You hate to say it, but Saunders has been little more than a belt-holder/weakest link since he picked up his WBO super middleweight title in 2019.
“Chances are he won’t be a world champion again,” Mora said to’JABS’ at DAZN about Billy Joe Saunders.
“The chances are slim. And also those injuries, if those reported of the pins in his skull, how do you take a punch like that? A fighter only has so many fights back in him,” said Mora.
Saunders can still make a lot of money even without winning another world title at super middleweight.
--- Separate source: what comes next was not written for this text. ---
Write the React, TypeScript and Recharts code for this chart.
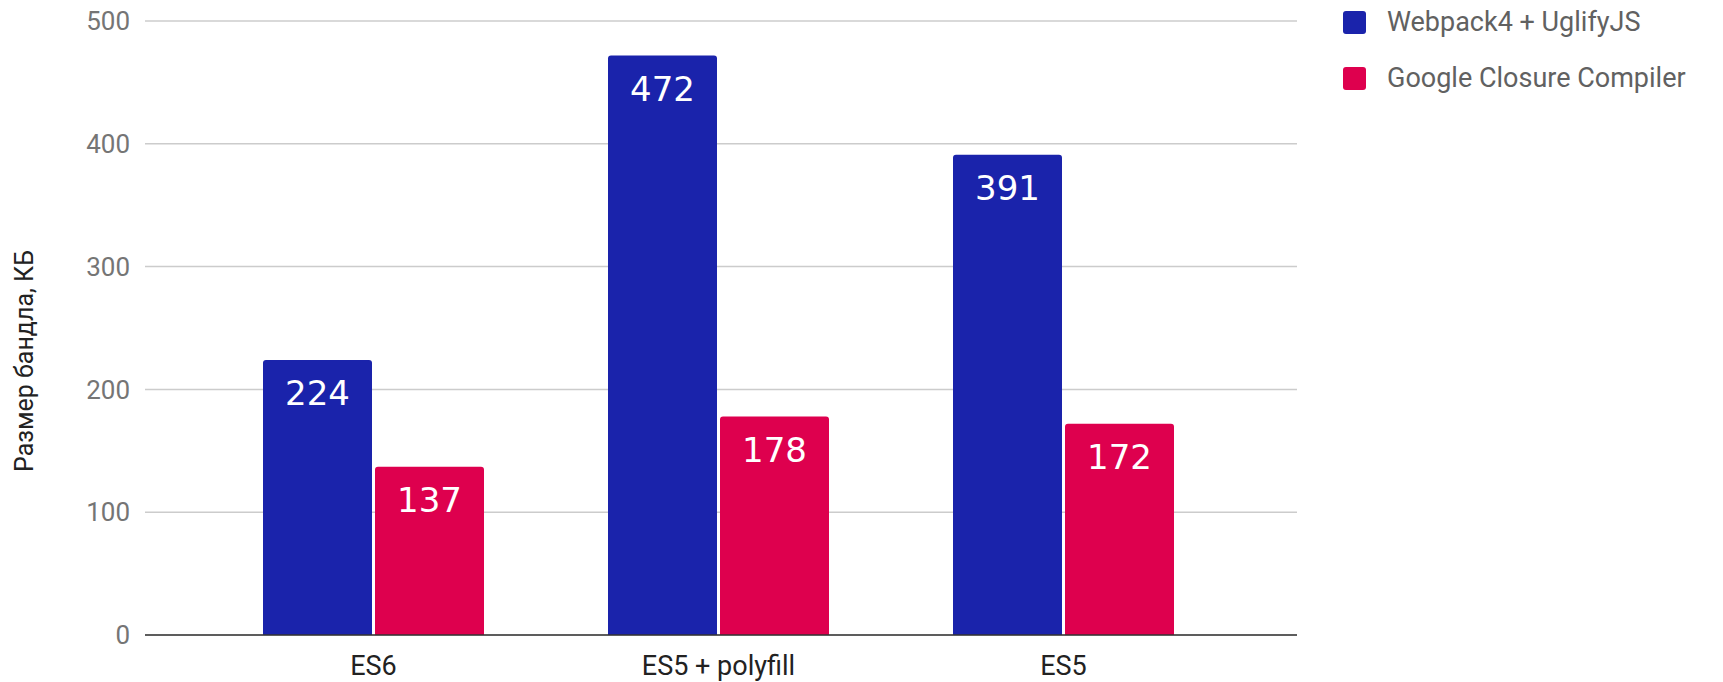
import React from 'react';
import {Bar, BarChart, CartesianGrid, LabelList, XAxis, YAxis} from 'recharts';

const categories = ['ES6', 'ES5 + polyfill', 'ES5'];
const webpackValues = [224, 472, 391];
const closureValues = [137, 178, 172];
const yTicks = [0, 100, 200, 300, 400, 500];
const seriesNames = ['Webpack4 + UglifyJS', 'Google Closure Compiler'];
const seriesColors = ['#1a23ab', '#de004e'];
const yTitle = 'Размер бандла, КБ';

const data = categories.map((name, i) => ({
    name,
    webpack: webpackValues[i],
    closure: closureValues[i],
}));

const YTitle = (props: any) => {
    const vb = props.viewBox || {x: 0, y: 0, width: 0, height: 0};
    const cx = vb.x + 24;
    const cy = vb.y + vb.height / 2 + 33;
    return (
        <text
            x={cx}
            y={cy}
            transform={`rotate(-90, ${cx}, ${cy})`}
            textAnchor="middle"
            dominantBaseline="central"
            fontSize={25}
            fontFamily="Roboto"
            fill="#222222"
        >
            {yTitle}
        </text>
    );
};

function App(): React.ReactElement {
    return (
        <div style={{position: 'absolute', left: 0, top: 0, width: 1723, height: 682, background: '#fff'}}>
            <BarChart
                width={1723}
                height={682}
                data={data}
                margin={{top: 21, right: 426, bottom: 0, left: 0}}
                barGap={3}
                barCategoryGap={62}
            >
                <CartesianGrid horizontal={true} vertical={false} stroke="#cccccc" strokeWidth={1.5}/>
                <XAxis
                    dataKey="name"
                    height={47}
                    padding={{left: 56, right: 61}}
                    tickLine={false}
                    tickSize={0}
                    tickMargin={21}
                    axisLine={{stroke: '#333333', strokeWidth: 1.5}}
                    tick={{fontSize: 27, fontFamily: 'Roboto', fill: '#222222'}}
                    interval={0}
                />
                <YAxis
                    width={145}
                    domain={[0, 500]}
                    ticks={yTicks}
                    tickLine={false}
                    tickSize={0}
                    tickMargin={15}
                    axisLine={false}
                    tick={{fontSize: 26, fontFamily: 'Roboto', fill: '#757575'}}
                    label={<YTitle/>}
                />
                <Bar dataKey="webpack" fill={seriesColors[0]} radius={[3, 3, 0, 0]} isAnimationActive={false}>
                    <LabelList dataKey="webpack" position="insideTop" offset={21} fill="#ffffff"
                               fontSize={34} fontFamily="DejaVu Sans"/>
                </Bar>
                <Bar dataKey="closure" fill={seriesColors[1]} radius={[3, 3, 0, 0]} isAnimationActive={false}>
                    <LabelList dataKey="closure" position="insideTop" offset={21} fill="#ffffff"
                               fontSize={34} fontFamily="DejaVu Sans"/>
                </Bar>
            </BarChart>
            <div style={{position: 'absolute', left: 1343, top: 10, fontFamily: 'Roboto'}}>
                {seriesNames.map((name, i) => (
                    <div key={name} style={{display: 'flex', alignItems: 'center', height: 24, marginBottom: 32}}>
                        <span style={{
                            width: 23,
                            height: 23,
                            borderRadius: 3,
                            backgroundColor: seriesColors[i],
                            display: 'inline-block',
                        }}></span>
                        <span style={{marginLeft: 21, fontSize: 27, color: '#616161', whiteSpace: 'nowrap'}}>{name}</span>
                    </div>
                ))}
            </div>
        </div>
    );
}

export default App;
There’s money for Saunders to make fighting Chris Eubank Jr, Jermall Charlo, Gennadiy Golovkin, and Demetrius Andrade.
The problem is, Saunders will likely lose to all of those fighters, and who knows what will happen with his eye. If Saunders gets beaten soundly, his chances for big paydays will drop off to nothing if he’s incapable of beating quality opposition.
“It’s dangerous; he could lose his sight,” said Mora about Saunders. “I don’t think he can come back from that. He cashed out, he went to the biggest stage, and he had a career-ending injury against the best in the world.”
You can argue that Saunders’ entire career has been set up to where he was matched in a way for him to cash out eventually. He never fought any of the talented contenders or champions that would beat him.
If Saunders had fought dangerous opposition years ago, he would have never gotten the opportunity to cash out against Canelo. You can argue that Saunders has been this era’s version of Sven Ottke.
The German super middleweight held world titles at 168 from 1998 to 2004 and basically fought no one risky that could potentially beat him.
Ottke retired just as the 168-lb division suddenly came alive with talent in 2004. Saunders is similar in that he fought no one until his cash-out fight with Canelo.
Saunders’ last 10 opponents before facing Canelo:
- Martin Murray
- Marcelo Esteban Coceres
- Shefat Isufi
- Charles Adamu
- David Lemieux
- Willie Monroe Jr
- Artur Akavov
- Yoanne Bloyer
- Andy Lee
- Chris Eubank Jr
“The whole side of his face was fragmented, and with that comes the ego and confidence,” said Mora in talking Saunder’s eye.
“Once he gets hit on that side of the face, I don’t see it happening, man,” said Mora.